По ночам в Гунхэго было холодно и темно, днем – темно и жарко. В палатке было тесно, приходилось экономить движения, сберегать с трудом собранное под тонкими шерстяными одеялами тепло.
– Ты накладываешь морок на мое лицо, когда смотришь? – спросила она, не поднимая взгляда. Слова оцарапали обнаженное плечо.
– Нет.
– Почему? – в ее голосе слышалось искреннее любопытство, словно она действительно не могла придумать подходящий ответ на этот вопрос и не задавать его вслух.
– Ты все еще думаешь, что Спящий просыпается? – вместо ответа спросил Готфрид.
– Будто ты не видишь, – равнодушно ответила Альма. – Вся эта страна – агония Сна, и никто не привезет отсюда ничего, кроме собственной агонии.
– Бог, в которого я верю… – начал Готфрид, но осекся. Он находил в религии все больше утешения, все больше ответов на собственные вопросы. У него в кармане лежал портрет Белого, заказанный у модного кайзерстатского художника. На портрете был изображен мужчина в сером мундире, с белым овалом вместо лица. Вокруг – золотой и красный орнамент.
Но сейчас этот портрет не мог прийти на помощь. Он ничего не сказал бы – ни что каждый, даже Бог, на самом деле не свободен, ни что нам не дано видеть Его лицо, зато мы можем видеть то, что он создал – красное и золотое, прекрасное в своей сути. Пусть и изуродованное людьми.
Альма так и не сказала, как именно получила то ранение. Она вообще мало говорила о своих шрамах, хотя Готфрид нашел их немало – ожоги, порезы, следы воспалений и химии. «Я была в плену, меня пытали», – равнодушно говорила она. Может, врала, а может, просто хотела хранить свои тайны даже от него. И он не спрашивал, потому что свобода врать и хранить тайны – одна из немногих оставшихся у них свобод. Начальство все равно знает о тебе все. И Готфрид мог бы узнать.
Мог бы.
Но так никогда и не узнал.
– Смотри, – наконец сказал он.
Достал из мешка, лежащего в ногах, небольшое мутное зеркальце, перед которым брился по утрам.

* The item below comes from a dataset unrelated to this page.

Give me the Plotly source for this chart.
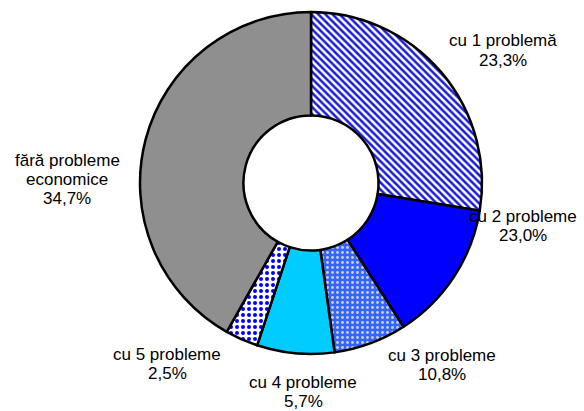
import plotly.graph_objects as go

# Data (categories, slice shares as drawn, and printed percentage labels)
categories = ["cu 1 problemă", "cu 2 probleme", "cu 3 probleme",
              "cu 4 probleme", "cu 5 probleme", "fără probleme economice"]
slice_shares = [27.6, 13.3, 6.9, 7.3, 3.1, 41.8]
pct_labels = ["23,3%", "23,0%", "10,8%", "5,7%", "2,5%", "34,7%"]

# Styles
fill_colors = ["#ffffff", "#0000ff", "#3366ff", "#00ccff", "#ffffff", "#8f8f8f"]
pattern_shapes = ["\\", "", ".", "", ".", ""]
pattern_fg = ["#1a1ad8", "#0000ff", "#d0d0d0", "#00ccff", "#0000ff", "#8f8f8f"]
pattern_size = [5, 8, 5, 8, 6, 8]
pattern_solidity = [0.5, 0.3, 0.25, 0.3, 0.35, 0.3]

# label text lines and positions (px from top-left: center x, first line center y)
label_lines = [["cu 1 problemă"], ["cu 2 probleme"], ["cu 3 probleme"],
               ["cu 4 probleme"], ["cu 5 probleme"], ["fără probleme", "economice"]]
label_pos = [(503, 41), (523, 216), (442, 355), (303, 382), (167, 354), (67, 160)]
line_gap = 19.5

W, H = 584, 411
cx, cy, r = 311, 183, 171

fig = go.Figure(go.Pie(
    labels=categories,
    values=slice_shares,
    sort=False,
    direction="clockwise",
    rotation=0,
    hole=0.395,
    textinfo="none",
    hoverinfo="label",
    marker=dict(
        colors=fill_colors,
        line=dict(color="#000000", width=2.5),
        pattern=dict(shape=pattern_shapes, fgcolor=pattern_fg,
                     bgcolor=fill_colors, size=pattern_size,
                     solidity=pattern_solidity, fillmode="replace"),
    ),
    domain=dict(x=[(cx - r) / W, (cx + r) / W],
                y=[(H - cy - r) / H, (H - cy + r) / H]),
    showlegend=False,
))

font = dict(family="Liberation Sans, Arial, sans-serif", size=17, color="#000000")
for lines, pct, (px, py) in zip(label_lines, pct_labels, label_pos):
    for i, t in enumerate(lines + [pct]):
        fig.add_annotation(
            x=px / W, y=1 - (py + i * line_gap) / H, xref="paper", yref="paper",
            text=t, showarrow=False, font=font,
            xanchor="center", yanchor="middle",
        )

fig.update_layout(
    width=W, height=H,
    margin=dict(l=0, r=0, t=0, b=0),
    paper_bgcolor="#ffffff", plot_bgcolor="#ffffff",
)

fig.write_html("out.html", config={"displayModeBar": False},
               post_script="document.body.style.margin='0';document.body.style.padding='0';")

Альма взяла его, но не стала заглядывать. Под серой нежностью и зеленым покоем начала распускаться желтая тоска.
– Это – мой новый портрет. Моя вера позволяет давать Богу любое лицо, какое захочет сам служитель.
– И ты хочешь дать ему свое лицо? – слабо улыбнулась она.
– В моем зеркале – мой Бог. А в твоем – твой. Знаешь, чему еще учит моя вера?
– Чему же?
– Бог может быть только прекрасен. Он должен быть прекрасен той красотой, которую понимает сам адепт, поэтому мы и заказываем разные портреты. То, что ты видишь в своем зеркале – тоже мой Бог.
– Лучше бы ты накладывал морок, – прошептала она. – А можешь сделать человека невидимым?
– Смотря для скольких людей.
– Спрячь меня. – Слова застревали в коже осиными жалами. – Это я сегодня разожгла пожар. Мы с Барни Уилисом разожгли. Его были искры, а мой – ветер. Я устала. Мне тошно.
– Мы все устали. Нужно спать…
– Завтра мне опять придется что-нибудь поджечь… Или поднять очередной дырявый дирижабль…
– Тебя никто не видит, – прошептал он, и слова запутались в ее коротких темных волосах. – Никто никогда не увидит. И ты совершенно свободна. Можешь идти куда хочешь, делать, что хочешь и ничего больше никогда не поджигать.
– Свободна?..
– Конечно, – уверенно соврал Готфрид.
Вообще-то он хотел спать. Слишком сильно хотел спать, но у Альмы были холодные руки и хриплый голос, а черный разлом на ее груди сквозил обреченной тоской. Готфрида это злило – проклятая чернота каждый день получала литры крови. Альма сегодня жгла деревню и наверняка смеялась – она всегда смеялась, раздувая чужой огонь – а эта проклятая трещина, жадная чародейская метка все не давала ей покоя. Чем больше жертв ей приносили, тем глубже она становилась.
Если бы чародеев оставили в покое, если бы у них с Альмой мог быть дом где-нибудь в лесу. Дом, вокруг которого всегда бродит ветер. Дом, в котором всегда горит иллюзорный свет.